About 25 years ago, Roy, whose nickname is “Bud,” started a business with a friend,  calling it “Bert and Bud’s Vintage Coffins.”

“It was more or less as a joke. We thought it would be really funny to do it. And son of a gun, people started calling.”

They started with the classic toe-pinchers, wooden boxes that are wide at the elbow and narrow at the feet.

But soon, because of their background in art, they got custom orders.

Davis has made coffins that look like a steamboat and a dollhouse, even a Christmas-themed one for a man who played Santa Claus.

“People are crazy, I guess, which I like. I’m crazy myself.”

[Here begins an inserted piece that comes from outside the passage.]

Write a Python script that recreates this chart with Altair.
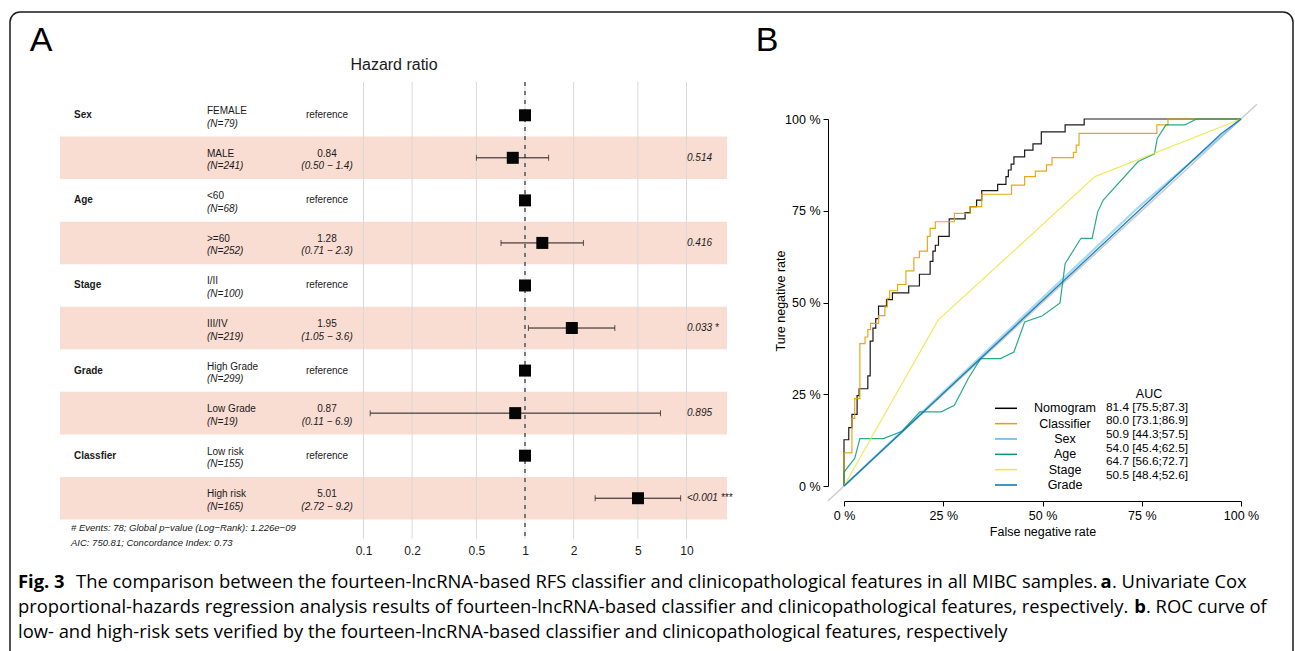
import altair as alt
import pandas as pd

# ---------------- Panel A: univariate Cox forest plot ----------------
var_names = ["Sex", "", "Age", "", "Stage", "", "Grade", "", "Classfier", ""]
level_names = ["FEMALE", "MALE", "<60", ">=60", "I/II", "III/IV",
               "High Grade", "Low Grade", "Low risk", "High risk"]
n_labels = ["(N=79)", "(N=241)", "(N=68)", "(N=252)", "(N=100)", "(N=219)",
            "(N=299)", "(N=19)", "(N=155)", "(N=165)"]
hr_values = [1, 0.84, 1, 1.28, 1, 1.95, 1, 0.87, 1, 5.01]
ci_lower = [None, 0.50, None, 0.71, None, 1.05, None, 0.11, None, 2.72]
ci_upper = [None, 1.4, None, 2.3, None, 3.6, None, 6.9, None, 9.2]
hr_labels = ["reference", "0.84", "reference", "1.28", "reference", "1.95",
             "reference", "0.87", "reference", "5.01"]
ci_labels = ["", "(0.50 − 1.4)", "", "(0.71 − 2.3)", "", "(1.05 − 3.6)",
             "", "(0.11 − 6.9)", "", "(2.72 − 9.2)"]
p_labels = ["", "0.514", "", "0.416", "", "0.033 *", "", "0.895", "", "<0.001 ***"]
hr_ticks = [0.1, 0.2, 0.5, 1, 2, 5, 10]
footnotes = ["# Events: 78; Global p−value (Log−Rank): 1.226e−09",
             "AIC: 750.81; Concordance Index: 0.73"]

# ---------------- Panel B: ROC curves ----------------
nomogram_x = [0, 0, 0.012, 0.02, 0.033, 0.038, 0.06, 0.066, 0.073, 0.08, 0.087, 0.107,
              0.122, 0.163, 0.19, 0.217, 0.224, 0.23, 0.238, 0.265, 0.305, 0.318, 0.334,
              0.347, 0.387, 0.408, 0.414, 0.421, 0.428, 0.455, 0.476, 0.497, 0.557, 0.605, 1.0]
nomogram_y = [0, 0.126, 0.159, 0.195, 0.246, 0.265, 0.30, 0.395, 0.43, 0.456, 0.49, 0.508,
              0.526, 0.545, 0.577, 0.612, 0.64, 0.656, 0.68, 0.728, 0.745, 0.761, 0.779,
              0.805, 0.822, 0.843, 0.861, 0.877, 0.897, 0.915, 0.932, 0.965, 0.984, 1.0, 1.0]
classifier_x = [0, 0, 0.02, 0.027, 0.04, 0.053, 0.06, 0.067, 0.087, 0.103, 0.109, 0.115,
                0.135, 0.156, 0.176, 0.19, 0.21, 0.217, 0.23, 0.278, 0.318, 0.347, 0.422,
                0.455, 0.482, 0.51, 0.524, 0.578, 0.585, 0.592, 0.788, 0.816, 1.0]
classifier_y = [0, 0.09, 0.184, 0.238, 0.388, 0.406, 0.426, 0.443, 0.464, 0.488, 0.511, 0.532,
                0.549, 0.586, 0.622, 0.64, 0.68, 0.702, 0.72, 0.743, 0.761, 0.795, 0.82,
                0.843, 0.858, 0.875, 0.895, 0.909, 0.929, 0.961, 0.984, 1.0, 1.0]
sex_x = [0, 0.74, 1]
sex_y = [0, 0.758, 1]
age_x = [0, 0, 0.027, 0.04, 0.099, 0.146, 0.191, 0.245, 0.278, 0.313, 0.344, 0.394, 0.428,
         0.455, 0.5, 0.544, 0.557, 0.597, 0.625, 0.639, 0.653, 0.741, 0.782, 0.789, 0.811,
         0.859, 0.888, 1.0]
age_y = [0, 0.038, 0.075, 0.129, 0.129, 0.149, 0.202, 0.202, 0.22, 0.293, 0.347, 0.347, 0.365,
         0.447, 0.464, 0.499, 0.606, 0.675, 0.675, 0.747, 0.779, 0.884, 0.905, 0.947, 0.984,
         0.984, 1.0, 1.0]
stage_x = [0, 0.237, 0.632, 1]
stage_y = [0, 0.452, 0.843, 1]
grade_x = [0, 0.95, 1]
grade_y = [0, 0.96, 1]
diag_vals = [-0.04, 1.04]
roc_ticks = [0, 0.25, 0.5, 0.75, 1]

legend_names = ["Nomogram", "Classifier", "Sex", "Age", "Stage", "Grade"]
legend_colors = ["#000000", "#E69F00", "#56B4E9", "#009E73", "#F0E442", "#0072B2"]
auc_labels = ["81.4 [75.5;87.3]", "80.0 [73.1;86.9]", "50.9 [44.3;57.5]",
              "54.0 [45.4;62.5]", "64.7 [56.6;72.7]", "50.5 [48.4;52.6]"]

caption_l1a = "Fig. 3"
caption_l1b = "The comparison between the fourteen-lncRNA-based RFS classifier and clinicopathological features in all MIBC samples."
caption_l1c = "a"
caption_l1d = ". Univariate Cox"
caption_l2a = "proportional-hazards regression analysis results of fourteen-lncRNA-based classifier and clinicopathological features, respectively."
caption_l2b = "b"
caption_l2c = ". ROC curve of"
caption_l3 = "low- and high-risk sets verified by the fourteen-lncRNA-based classifier and clinicopathological features, respectively"

# ---------------- styles ----------------
FONT = "Liberation Sans"
CAP_FONT = "Open Sans"
CAP_SIZE = 18.4
PINK = "#F9DCD2"
W, H = 1295, 651

FX = alt.Scale(type="log", domain=[0.1, 10], range=[363.5, 686.5], nice=False)
FY = alt.Scale(domain=[-0.5, 9.5], range=[94, 519.5], nice=False, zero=False)
RX = alt.Scale(domain=[0, 1], range=[844, 1241], nice=False, zero=False)
RY = alt.Scale(domain=[0, 1], range=[486, 119], nice=False, zero=False)

rows = list(range(len(level_names)))
forest = pd.DataFrame({
    "row": rows, "var": var_names, "level": level_names, "n": n_labels,
    "hr": hr_values, "lo": ci_lower, "hi": ci_upper,
    "hrtxt": hr_labels, "citxt": ci_labels, "p": p_labels,
})
forest["top"] = forest["row"] - 0.5
forest["bottom"] = forest["row"] + 0.5
bands = forest[forest["row"] % 2 == 1]
ci_df = forest.dropna(subset=["lo"])
ref_df = forest[forest["hrtxt"] == "reference"]
est_df = forest[forest["hrtxt"] != "reference"]


def fy(field="row"):
    return alt.Y(f"{field}:Q", scale=FY, axis=None)


def fx(field):
    return alt.X(f"{field}:Q", scale=FX, axis=None)


def txt(df, x, field, size=10, align="left", weight="normal", style="normal", dy=0, color="#1a1a1a"):
    return alt.Chart(df).mark_text(
        align=align, baseline="middle", font=FONT, fontSize=size,
        fontWeight=weight, fontStyle=style, dy=dy, color=color
    ).encode(x=alt.value(x), y=fy(), text=f"{field}:N")


def label(text, x, y, size=12.5, align="center", weight="normal", style="normal",
          font=FONT, angle=0, color="black", baseline="middle"):
    return alt.Chart(pd.DataFrame({"t": [text]})).mark_text(
        align=align, baseline=baseline, font=font, fontSize=size, fontWeight=weight,
        fontStyle=style, angle=angle, color=color
    ).encode(x=alt.value(x), y=alt.value(y), text="t:N")


AXIS_COMMON = dict(labelFont=FONT, labelFlush=False, labelOverlap=False, grid=False,
                   title=None, zindex=2)

layers = []

# frame
layers.append(alt.Chart(pd.DataFrame({"a": [0]})).mark_rect(
    fillOpacity=0, stroke="#1a1a1a", strokeWidth=1.5, cornerRadius=10
).encode(x=alt.value(10), x2=alt.value(1293), y=alt.value(12), y2=alt.value(680)))

# panel letters
layers.append(label("A", 41, 41, size=34))
layers.append(label("B", 767, 41, size=34))

# bands
layers.append(alt.Chart(bands).mark_rect(color=PINK).encode(
    x=alt.value(60), x2=alt.value(727), y=fy("top"), y2="bottom:Q"))

# grid lines + HR axis
layers.append(alt.Chart(pd.DataFrame({"t": hr_ticks})).mark_rule(
    color="#D9D9D9", strokeWidth=1
).encode(
    x=alt.X("t:Q", scale=FX, axis=alt.Axis(
        orient="bottom", offset=-111, values=hr_ticks, format="~g", domain=False,
        ticks=False, labelFontSize=12, labelColor="#1a1a1a", labelPadding=5, **AXIS_COMMON)),
    y=alt.value(82), y2=alt.value(539)))

# reference dashed line
layers.append(alt.Chart(pd.DataFrame({"v": [1]})).mark_rule(
    color="#555555", strokeWidth=1.5, strokeDash=[4, 5]
).encode(x=fx("v"), y=alt.value(82), y2=alt.value(541)))

# CI lines and caps
layers.append(alt.Chart(ci_df).mark_rule(color="#1a1a1a", strokeWidth=1).encode(
    x=fx("lo"), x2="hi:Q", y=fy()))
layers.append(alt.Chart(ci_df).mark_tick(orient="vertical", size=6, thickness=1, color="#1a1a1a").encode(
    x=fx("lo"), y=fy()))
layers.append(alt.Chart(ci_df).mark_tick(orient="vertical", size=6, thickness=1, color="#1a1a1a").encode(
    x=fx("hi"), y=fy()))

# squares
layers.append(alt.Chart(forest).mark_square(size=144, filled=True, color="#050505", opacity=1).encode(
    x=fx("hr"), y=fy()))

# text columns
layers.append(txt(forest, 74, "var", weight="bold"))
layers.append(txt(forest, 207, "level", dy=-4))
layers.append(txt(forest, 207, "n", style="italic", dy=8.5))
layers.append(txt(est_df, 327, "hrtxt", align="center", dy=-4))
layers.append(txt(ref_df, 327, "hrtxt", align="center"))
layers.append(txt(est_df, 327, "citxt", align="center", style="italic", dy=8.5))
layers.append(txt(forest, 687, "p", style="italic"))

# title and footnotes
layers.append(label("Hazard ratio", 394, 65, size=16, color="#1a1a1a"))
layers.append(label(footnotes[0], 71, 528, size=9.5, align="left", style="italic", color="#1a1a1a"))
layers.append(label(footnotes[1], 71, 543, size=9.5, align="left", style="italic", color="#1a1a1a"))

# ROC diagonal with axes
ROC_AXIS = dict(values=roc_ticks, labelExpr="round(datum.value*100) + ' %'", tickSize=5,
                tickColor="black", domainColor="black", domainWidth=1, tickWidth=1,
                labelFontSize=12.5, labelColor="black", labelPadding=3, **AXIS_COMMON)
layers.append(alt.Chart(pd.DataFrame({"x": diag_vals, "y": diag_vals})).mark_line(
    color="#CCCCCC", strokeWidth=1.5
).encode(
    x=alt.X("x:Q", scale=RX, axis=alt.Axis(orient="bottom", offset=-150, **ROC_AXIS)),
    y=alt.Y("y:Q", scale=RY, axis=alt.Axis(orient="left", offset=-828, **ROC_AXIS)),
    order="x:Q"))

series = [
    (nomogram_x, nomogram_y, legend_colors[0], "step-after", 1.2, 0.9),
    (classifier_x, classifier_y, legend_colors[1], "step-after", 1.2, 0.9),
    (sex_x, sex_y, legend_colors[2], "linear", 2.2, 0.5),
    (age_x, age_y, legend_colors[3], "linear", 1.2, 0.85),
    (stage_x, stage_y, legend_colors[4], "linear", 1.2, 0.85),
    (grade_x, grade_y, legend_colors[5], "linear", 1.4, 0.85),
]
for xs, ys, col, interp, sw, op in series:
    d = pd.DataFrame({"x": xs, "y": ys, "i": list(range(len(xs)))})
    layers.append(alt.Chart(d).mark_line(
        color=col, strokeWidth=sw, opacity=op, interpolate=interp
    ).encode(x=alt.X("x:Q", scale=RX, axis=None), y=alt.Y("y:Q", scale=RY, axis=None),
             order="i:Q"))

# ROC legend
leg = pd.DataFrame({"i": list(range(6)), "name": legend_names, "col": legend_colors,
                    "auc": auc_labels})
LY = alt.Scale(domain=[0, 5], range=[408.3, 485], nice=False, zero=False)
AY = alt.Scale(domain=[0, 5], range=[406.7, 475], nice=False, zero=False)
layers.append(alt.Chart(leg).mark_rule(strokeWidth=1.5).encode(
    x=alt.value(995), x2=alt.value(1017), y=alt.Y("i:Q", scale=LY, axis=None),
    color=alt.Color("col:N", scale=None, legend=None)))
layers.append(alt.Chart(leg).mark_text(align="center", baseline="middle", font=FONT,
                                       fontSize=12.5, color="black").encode(
    x=alt.value(1065), y=alt.Y("i:Q", scale=LY, axis=None), text="name:N"))
layers.append(alt.Chart(leg).mark_text(align="left", baseline="middle", font=FONT,
                                       fontSize=11.8, color="black").encode(
    x=alt.value(1106), y=alt.Y("i:Q", scale=AY, axis=None), text="auc:N"))
layers.append(label("AUC", 1149, 393.5, size=12.5))

# ROC axis titles
layers.append(label("Ture negative rate", 781, 301, size=12.5, angle=270))
layers.append(label("False negative rate", 1043, 532, size=12.5))

# caption
layers.append(label(caption_l1a, 18, 582, size=CAP_SIZE, align="left", weight="bold", font=CAP_FONT))
layers.append(label(caption_l1b, 76, 582, size=CAP_SIZE, align="left", font=CAP_FONT))
layers.append(label(caption_l1c, 1106, 582, size=CAP_SIZE, align="center", weight="bold", font=CAP_FONT))
layers.append(label(caption_l1d, 1112, 582, size=CAP_SIZE, align="left", font=CAP_FONT))
layers.append(label(caption_l2a, 18, 607, size=CAP_SIZE, align="left", font=CAP_FONT))
layers.append(label(caption_l2b, 1140, 607, size=CAP_SIZE, align="center", weight="bold", font=CAP_FONT))
layers.append(label(caption_l2c, 1146, 607, size=CAP_SIZE, align="left", font=CAP_FONT))
layers.append(label(caption_l3, 18, 632, size=CAP_SIZE, align="left", font=CAP_FONT))

chart = alt.layer(*layers).resolve_scale(x="independent", y="independent").properties(
    width=W, height=H, autosize=alt.AutoSizeParams(type="none"), padding=0,
    background="white"
).configure_view(stroke=None)

chart.save("out.html", embed_options={"renderer": "svg", "actions": False})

His friend, Bert Sperath, retired and moved away, but Davis found the hobby/business too much fun to give up. A basic pine box sells for about $600. Custom designs may go for $2,500.

He also makes interesting urns.  Currently, Davis is working on one for a man who wants his ashes housed in a bourbon bottle.

Inside his house, you really see how coffins have become his dying art.  He displays miniature memorial coffins. One is in memory of his grandfather, who was beaten to death at a baseball game.  Open the lid and see a bat. A grandmother committed suicide.  Her memorial coffin includes a handkerchief, representing the way she killed herself by inhaling chloroform. 

A coffin in honor of his mother resembles a medicine cabinet, filled with pill bottles.

“She had a lot of heath issues,” Davis explained.

He  doesn’t see the pieces as gruesome,  rather just as a way of keeping memories alive. 

“I just think they’re really interesting stories.” He said every family has some dramatic deaths in their history.

He even has his own coffin, ready to go, adorned with a torch he made in woodworking class.

“Which I’m hoping I don’t see any flames when I go.”

But he hopes not to go anytime soon. He’s too busy helping other people go out in style.

“I’ll pretty much give anything a try.”